- Karam at the 2007 World Series of Poker
- Nickname: Myst (or _myst_)
- Born: August 28, 1980 (age 45) Montreal, Quebec, Canada

World Series of Poker
- Bracelet: None
- Money finishes: 2
- Highest WSOP Main Event finish: None

World Poker Tour
- Title: None
- Final table: 2
- Money finishes: 4

European Poker Tour
- Title: None
- Final tables: 2
- Money finishes: 3

= Marc Karam =

Canadian poker player (born 1980)

Marc Karam (born August 28, 1980) is a Canadian professional poker player. In addition to playing in major international poker tournaments, he plays online poker.

==Poker career==
Late in the year 2001, Karam began playing micro-stakes home games and small local tournaments. Eventually, he deposited some money online and started to build a poker bankroll. He was a fan of professional wrestling and his friends had nicknamed him "Myst", short for "Mysterio" after his favourite professional wrestler, Rey Mysterio Jr. When he began playing online he chose to play under the name, "myst". He would deposit small amounts online and play $0.50/$1.00 no limit holdem.

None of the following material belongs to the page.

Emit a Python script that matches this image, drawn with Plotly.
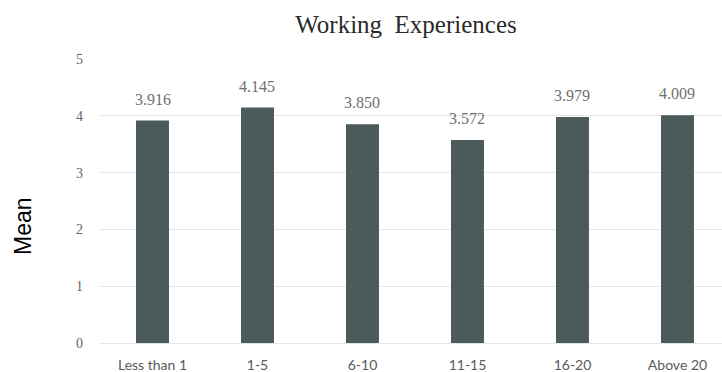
import plotly.graph_objects as go

categories = ["Less than 1", "1-5", "6-10", "11-15", "16-20", "Above 20"]
means = [3.916, 4.145, 3.850, 3.572, 3.979, 4.009]
labels = ["3.916", "4.145", "3.850", "3.572", "3.979", "4.009"]
y_ticks = [0, 1, 2, 3, 4, 5]

fig = go.Figure()
fig.add_trace(go.Bar(
    x=categories,
    y=means,
    marker=dict(color="#4b5a5a", line=dict(width=0)),
    width=0.314,
))

annotations = [
    dict(
        x=c, y=v, text=t, xref="x", yref="y",
        xanchor="center", yanchor="bottom", yshift=11,
        showarrow=False,
        font=dict(family="Liberation Serif", size=16, color="#707070"),
    )
    for c, v, t in zip(categories, means, labels)
]
annotations.append(dict(
    text="Mean",
    xref="paper", yref="paper",
    x=(23 - 100) / 622, y=(343 - 226) / 284,
    xanchor="center", yanchor="middle",
    textangle=-90,
    showarrow=False,
    font=dict(family="Liberation Sans", size=23, color="black"),
))

fig.update_layout(
    width=722, height=372,
    margin=dict(l=100, r=0, t=59, b=29),
    paper_bgcolor="white",
    plot_bgcolor="white",
    showlegend=False,
    title=dict(
        text="Working  Experiences",
        x=406 / 722, xanchor="center",
        y=1 - 24 / 372, yanchor="middle",
        font=dict(family="Liberation Serif", size=25, color="#2a2a2a"),
    ),
    xaxis=dict(
        range=[-0.5, 5.424],
        showgrid=False,
        showline=False,
        ticks="",
        ticklabelstandoff=12,
        tickfont=dict(family="Lato", size=14, color="#5a5a5a"),
    ),
    yaxis=dict(
        range=[0, 5],
        tickvals=y_ticks,
        showgrid=True,
        gridcolor="#e6e6e6",
        gridwidth=1,
        zeroline=True,
        zerolinecolor="#e6e6e6",
        zerolinewidth=1,
        showline=False,
        ticks="",
        ticklabelstandoff=16,
        tickfont=dict(family="Liberation Serif", size=14, color="#666666"),
    ),
    annotations=annotations,
)

fig.write_html("out.html")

Over the next 5 years, he moved up in stakes and built a bankroll in excess of $100,000 (USD). In early 2006, Karam won an entry into the 2006 PokerStars Caribbean Adventure (PSCA) poker tournament by qualifying online via a "satellite" tournament. Shortly after qualifying for this event, he asked for and received a six-month sabbatical from his job at Transit Glass & Aluminum. During this same sabbatical, Karam qualified for the 2006 European Poker Tour (EPT) Grand Final in Monte Carlo through another online "satellite" tournament. He placed fourth in that tournament and quit his job to become a professional poker player.

Since becoming a professional poker player, Marc has earned over $2,000,000 (USD) in major poker tournaments.

He went on to place in the money at the 4th Annual Five Star World Poker Classic and the July 21, 2006, No Limit Holdem event at the 37th Annual World Series of Poker. He then managed to place in the top 6 at the next three major tournaments he entered; The 2006 North American Poker Championship, The 2007 Aussie Millions, and The 2007 EPT Grand Final. Karam is the only professional player to have accomplished this feat.

During the 38th Annual World Series of Poker, Karam earned over $9,000 (USD) for his 33rd-place finish in the World Championship Heads-Up No Limit Hold'em event, during which he defeated 2005 NBC National Heads-Up champion Ted Forrest.

In 2010, he entered into a sponsorship deal with online poker site, Full Tilt Poker.